April 23, 2023
By Ahmed Saeed & Asra Haque
LAHORE
Along a street adjacent to the boundary wall of a railway track cutting right across the Walton area’s Madina Colony stands Parveen’s home, its pink gate perpetually open from in the morning till 4 in the evening, for anyone in need.
Usually she and her family reside on the ground floor section, while Parveen runs a paralegal center out of the first floor portion.
The center, established in 2006 and formally incorporated into AGHS Legal Aid Cell’s Paralegal Programme in 2017, has been facilitating women (and even a few men) in accessing justice. Parveen’s own journey as a paralegal began in 1989 when a student of hers ran away from her family.

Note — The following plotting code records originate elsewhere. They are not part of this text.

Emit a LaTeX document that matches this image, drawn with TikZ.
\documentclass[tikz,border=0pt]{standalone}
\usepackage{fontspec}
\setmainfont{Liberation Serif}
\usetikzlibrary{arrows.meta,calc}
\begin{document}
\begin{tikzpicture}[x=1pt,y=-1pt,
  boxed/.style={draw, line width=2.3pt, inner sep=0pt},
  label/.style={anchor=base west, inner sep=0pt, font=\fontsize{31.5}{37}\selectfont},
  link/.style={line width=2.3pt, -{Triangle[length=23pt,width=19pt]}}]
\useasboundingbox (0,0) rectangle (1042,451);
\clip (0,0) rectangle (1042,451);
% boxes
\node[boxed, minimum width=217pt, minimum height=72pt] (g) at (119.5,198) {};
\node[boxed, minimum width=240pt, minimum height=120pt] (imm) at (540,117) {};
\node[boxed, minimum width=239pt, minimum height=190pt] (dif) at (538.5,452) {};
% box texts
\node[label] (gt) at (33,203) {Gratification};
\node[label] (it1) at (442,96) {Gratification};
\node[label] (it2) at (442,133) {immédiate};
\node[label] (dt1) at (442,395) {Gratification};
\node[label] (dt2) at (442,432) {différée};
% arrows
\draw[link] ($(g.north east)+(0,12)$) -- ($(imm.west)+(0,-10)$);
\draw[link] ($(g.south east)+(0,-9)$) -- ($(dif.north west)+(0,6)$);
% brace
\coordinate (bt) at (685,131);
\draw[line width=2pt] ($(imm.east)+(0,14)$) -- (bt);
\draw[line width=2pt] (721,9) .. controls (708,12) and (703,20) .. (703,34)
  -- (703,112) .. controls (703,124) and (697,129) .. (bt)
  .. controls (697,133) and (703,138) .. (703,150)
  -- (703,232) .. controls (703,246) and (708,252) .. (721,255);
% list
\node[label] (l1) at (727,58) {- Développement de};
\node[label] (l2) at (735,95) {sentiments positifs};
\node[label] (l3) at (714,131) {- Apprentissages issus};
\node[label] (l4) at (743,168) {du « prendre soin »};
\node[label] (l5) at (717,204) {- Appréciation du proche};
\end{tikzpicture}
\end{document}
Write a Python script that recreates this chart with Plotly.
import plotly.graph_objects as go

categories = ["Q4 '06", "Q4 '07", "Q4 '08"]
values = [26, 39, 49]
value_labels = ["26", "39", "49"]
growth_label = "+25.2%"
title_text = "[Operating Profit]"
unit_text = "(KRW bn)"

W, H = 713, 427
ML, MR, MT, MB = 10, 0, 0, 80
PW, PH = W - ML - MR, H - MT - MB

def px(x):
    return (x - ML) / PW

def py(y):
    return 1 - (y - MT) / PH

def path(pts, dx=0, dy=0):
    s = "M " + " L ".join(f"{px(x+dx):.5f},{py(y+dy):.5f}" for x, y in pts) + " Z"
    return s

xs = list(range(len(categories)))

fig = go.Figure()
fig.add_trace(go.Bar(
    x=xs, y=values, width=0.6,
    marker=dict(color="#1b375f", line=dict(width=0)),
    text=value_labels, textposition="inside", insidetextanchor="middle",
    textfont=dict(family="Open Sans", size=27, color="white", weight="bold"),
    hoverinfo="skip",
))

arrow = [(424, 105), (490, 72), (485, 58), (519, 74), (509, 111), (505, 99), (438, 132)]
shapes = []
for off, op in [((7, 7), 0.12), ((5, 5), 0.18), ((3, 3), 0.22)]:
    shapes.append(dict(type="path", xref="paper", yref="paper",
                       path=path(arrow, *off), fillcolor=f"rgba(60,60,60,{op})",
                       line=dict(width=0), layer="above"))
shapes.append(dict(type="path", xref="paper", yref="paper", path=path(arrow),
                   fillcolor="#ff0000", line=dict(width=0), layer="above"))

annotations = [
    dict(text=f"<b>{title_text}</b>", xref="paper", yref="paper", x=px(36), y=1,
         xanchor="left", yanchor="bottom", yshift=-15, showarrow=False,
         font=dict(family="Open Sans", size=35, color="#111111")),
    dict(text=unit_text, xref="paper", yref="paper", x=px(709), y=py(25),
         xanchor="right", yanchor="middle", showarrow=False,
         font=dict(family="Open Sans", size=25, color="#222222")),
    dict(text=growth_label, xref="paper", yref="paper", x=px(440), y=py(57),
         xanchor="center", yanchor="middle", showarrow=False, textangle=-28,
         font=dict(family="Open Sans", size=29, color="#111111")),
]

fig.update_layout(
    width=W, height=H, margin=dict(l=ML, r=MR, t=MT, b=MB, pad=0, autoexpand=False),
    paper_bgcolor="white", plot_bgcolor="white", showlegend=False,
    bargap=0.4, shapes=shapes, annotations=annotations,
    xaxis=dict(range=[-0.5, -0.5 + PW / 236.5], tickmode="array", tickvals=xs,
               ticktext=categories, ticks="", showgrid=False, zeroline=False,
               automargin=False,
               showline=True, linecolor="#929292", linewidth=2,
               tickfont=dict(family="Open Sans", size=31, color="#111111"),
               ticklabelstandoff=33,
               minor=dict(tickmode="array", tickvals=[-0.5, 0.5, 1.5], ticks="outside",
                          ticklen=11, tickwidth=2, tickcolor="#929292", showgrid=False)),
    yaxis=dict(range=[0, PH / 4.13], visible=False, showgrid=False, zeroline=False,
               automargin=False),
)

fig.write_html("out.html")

“Her family wanted her to stop studying and help her brother make yarn. She went to AGHS Legal Aid Cell, and they sent her to the shelter. Her family came to me and requested that I go with them because she refused to meet them without me there,” she recalled of her first encounter with the organization. “From then on, I would refer cases. I never realized that I was already doing part of the work a paralegal does.”
In 2000, she came to know of free paralegal training sessions conducted by AGHS lawyers and coordinators and signed up immediately. There she was given lessons in Constitutional rights and human rights legislation, and even given tours of police stations, jails, and courts to understand how the legal system works and how to navigate spaces where the legal system is enforced.
Parveen has since worked as a certified paralegal and more recently as the In-charge of her paralegal center in Madina Colony. Hers is one of 16 centers situated across Lahore and Kasur that are the bridge between women survivors of violence and free legal support provided by AGHS Legal Aid Cell.
Launched in 1980 by the late Asma Jahangir, AGHS Legal Aid Cell’s Paralegal Programme has been operating for the past 40 years or so to increase awareness of constitutional rights and laws pertaining to marriage, divorce and inheritance among women in Pakistan, as well connect destitute and vulnerable women to experienced lawyers free of cost.
In over 30 years of aiding women in need, Parveen has seen the fruits of her labour and others like her pay off.
“Things are a lot better off now than they were when I first started off,” she says. “Though there are times that we get certain cases that it makes me feel like everything we’ve worked so hard to achieve over the decades has been erased.”
“But giving up is not an option.”
Parveen believes that strong women are built with the support of their families and loved ones. In her case, her husband Ajmal Shah stood by her when she made the choice to become a paralegal and establish a center in the upper floor of their house.
“We think that people will say things, and that’s what deters people from doing the right thing. I never once doubted my wife’s work,” he says. “Some of the women that come to us are in need of so much help. All they need is someone to listen to them. How can we turn them away?”